PREGNANCY ACCOMMODATION DOES NOT MEAN UNNECESSARY LEAVE.
Pregnant employees should challenge an employers refusal to accommodate their pregnancy because a requested accommodation is not “reasonable” or because it causes an “undue hardship” where the work required is light duty, and can be conducted from a sitting or even reclined position (such as bed) with the use of a laptop and access to the Company’s intranet or cloud-based data. Employers would sometimes like to simply have the pregnant employee go out on immediate leave without accommodation, thereby causing the employee to exhaust the available 16 weeks of PDL. This tactic may be illegal if the pregnant employee can work in a modified work capacity, or with reduced hours, or work from home. This approach is especially available if other non-pregnant employees in like positions are allowed to work from home or part time, or with a modified work schedule.

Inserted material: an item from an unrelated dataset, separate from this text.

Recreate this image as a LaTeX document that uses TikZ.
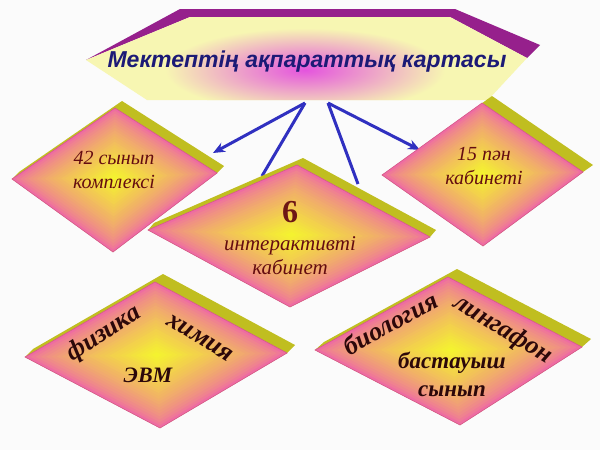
\documentclass[tikz,border=0pt]{standalone}
\usepackage{fontspec}
\setmainfont{Liberation Serif}
\newfontfamily\titlefont{Liberation Sans}
\usetikzlibrary{calc,arrows.meta}

\definecolor{rosy}{RGB}{238,108,162}
\definecolor{rosyedge}{RGB}{214,88,140}
\definecolor{sunny}{RGB}{244,242,48}
\definecolor{bandolive}{RGB}{192,190,32}
\definecolor{bandpurple}{RGB}{150,32,140}
\definecolor{cream}{RGB}{247,246,178}
\definecolor{glow}{RGB}{228,84,222}
\definecolor{arrowblue}{RGB}{48,48,192}
\definecolor{titleblue}{RGB}{28,26,118}
\definecolor{textred}{RGB}{100,12,16}
\definecolor{textdark}{RGB}{44,8,10}

\begin{document}
\begin{tikzpicture}[x=1pt,y=-1pt,
    branch/.style={arrowblue, line width=3pt},
    pointer/.style={branch, -{Stealth[length=12pt,width=10pt]}},
    cardtext/.style={font=\itshape\fontsize{20}{24}\selectfont, textred, align=center},
    subject/.style={font=\bfseries\itshape\fontsize{26}{28}\selectfont, textdark}]
      \useasboundingbox (0,0) rectangle (600,450);
      \fill[white!97!gray] (0,0) rectangle (600,450);

      % Bandeau
      \fill[bandpurple] (86,60) -- (180,9) -- (455,9) -- (540,45) -- (527,58) -- (450,17) -- (190,17) -- cycle;
      \fill[cream] (86,60) -- (190,17) -- (450,17) -- (527,58) -- (488,100) -- (147,100) -- cycle;
      \begin{scope}
        \clip (86,60) -- (190,17) -- (450,17) -- (527,58) -- (488,100) -- (147,100) -- cycle;
        \shade[inner color=glow, outer color=cream] (305,70) ellipse (140 and 42);
      \end{scope}
      \node[font=\titlefont\bfseries\itshape\fontsize{23}{26}\selectfont, titleblue] (title) at (307,62) {Мектептің ақпараттық картасы};

      % Coins des losanges
      \coordinate (komplL) at (12,179);  \coordinate (komplT) at (115,108);
      \coordinate (komplR) at (217,173); \coordinate (komplB) at (113,252);
      \coordinate (interL) at (148,230); \coordinate (interT) at (297,165);
      \coordinate (interR) at (430,237); \coordinate (interB) at (290,307);
      \coordinate (panL) at (382,175);   \coordinate (panT) at (482,103);
      \coordinate (panR) at (583,172);   \coordinate (panB) at (483,246);
      \coordinate (physL) at (25,357);   \coordinate (physT) at (155,282);
      \coordinate (physR) at (287,353);  \coordinate (physB) at (160,428);
      \coordinate (bioL) at (315,350);   \coordinate (bioT) at (448,277);
      \coordinate (bioR) at (582,347);   \coordinate (bioB) at (460,425);

      % Fleches
      \coordinate (srcL) at (305,103);
      \coordinate (srcR) at (328,103);
      \coordinate (toKompl) at (213,153);
      \coordinate (toInterL) at (262,176);
      \coordinate (toInterR) at (358,184);
      \coordinate (toPan) at (420,150);
      \draw[pointer] (srcL) -- (toKompl);
      \draw[branch] (srcL) -- (toInterL);
      \draw[branch] (srcR) -- (toInterR);
      \draw[pointer] (srcR) -- (toPan);

      % Losanges
      \foreach \n/\dx/\dy in {kompl/7/-7, inter/6/-7, pan/10/-7, phys/8/-8, bio/9/-8} {
        \fill[bandolive] (\n L) -- ($(\n L)+(\dx,\dy)$) -- ($(\n T)+(\dx,\dy)$) -- ($(\n R)+(\dx,\dy)$) -- (\n R) -- (\n B) -- cycle;
        \coordinate (\n C) at ($0.25*(\n L)+0.25*(\n T)+0.25*(\n R)+0.25*(\n B)$);
        \foreach \i in {0,...,24} {
          \pgfmathsetmacro\s{1-\i/25}
          \pgfmathtruncatemacro\p{100*(\i/24)^0.7}
          \fill[sunny!\p!rosy] ($(\n C)!\s!(\n L)$) -- ($(\n C)!\s!(\n T)$) -- ($(\n C)!\s!(\n R)$) -- ($(\n C)!\s!(\n B)$) -- cycle;
        }
        \draw[rosyedge, line width=0.6pt] (\n L) -- (\n T) -- (\n R) -- (\n B) -- cycle;
      }

      % Textes
      \node[cardtext] (komplText) at (114,170) {42 сынып\\комплексі};
      \node[cardtext] (panText) at (484,166) {15 пән\\кабинеті};
      \node[font=\bfseries\fontsize{32}{34}\selectfont, textred!90!brown] (six) at (290,212) {6};
      \node[cardtext, font=\itshape\fontsize{21}{24}\selectfont] (interText) at (290,256) {интерактивті\\кабинет};
      \node[subject, rotate=33] (physics) at (104,334) {физика};
      \node[subject, rotate=-31] (chem) at (200,338) {химия};
      \node[subject, font=\bfseries\itshape\fontsize{22}{24}\selectfont] (evm) at (148,375) {ЭВМ};
      \node[subject, rotate=29] (biology) at (390,323) {биология};
      \node[subject, rotate=-31] (lingaphone) at (503,330) {лингафон};
      \node[subject, align=center, font=\bfseries\itshape\fontsize{23}{28}\selectfont] (primary) at (452,374) {бастауыш\\сынып};
\end{tikzpicture}
\end{document}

NEW DADS HAVE LEAVE RIGHTS TOO.
And a final note for dads: with the birth of the child, a father is also entitled to FMLA/CFRA time off to bond with and care for the newborn. The father may also take FMLA/CFRA leave to care for his wife following her delivery. It is not necessary that the newborn have a serious health condition. Bonding is sufficient reason for FMLA/CFRA use. 29 CFR Sec. 825.120(a)(2). See also CA Govt. C. Sec. 12945.2.
Finally, here is the primary protection of the State and Federal Pregnancy Leave laws: they guarantee that the employee is to be returned to the same position on the exactly the same terms and conditions as were enjoyed at the time the leave was first taken. See e.g., Govt. C. Sec. 129945(c)(4).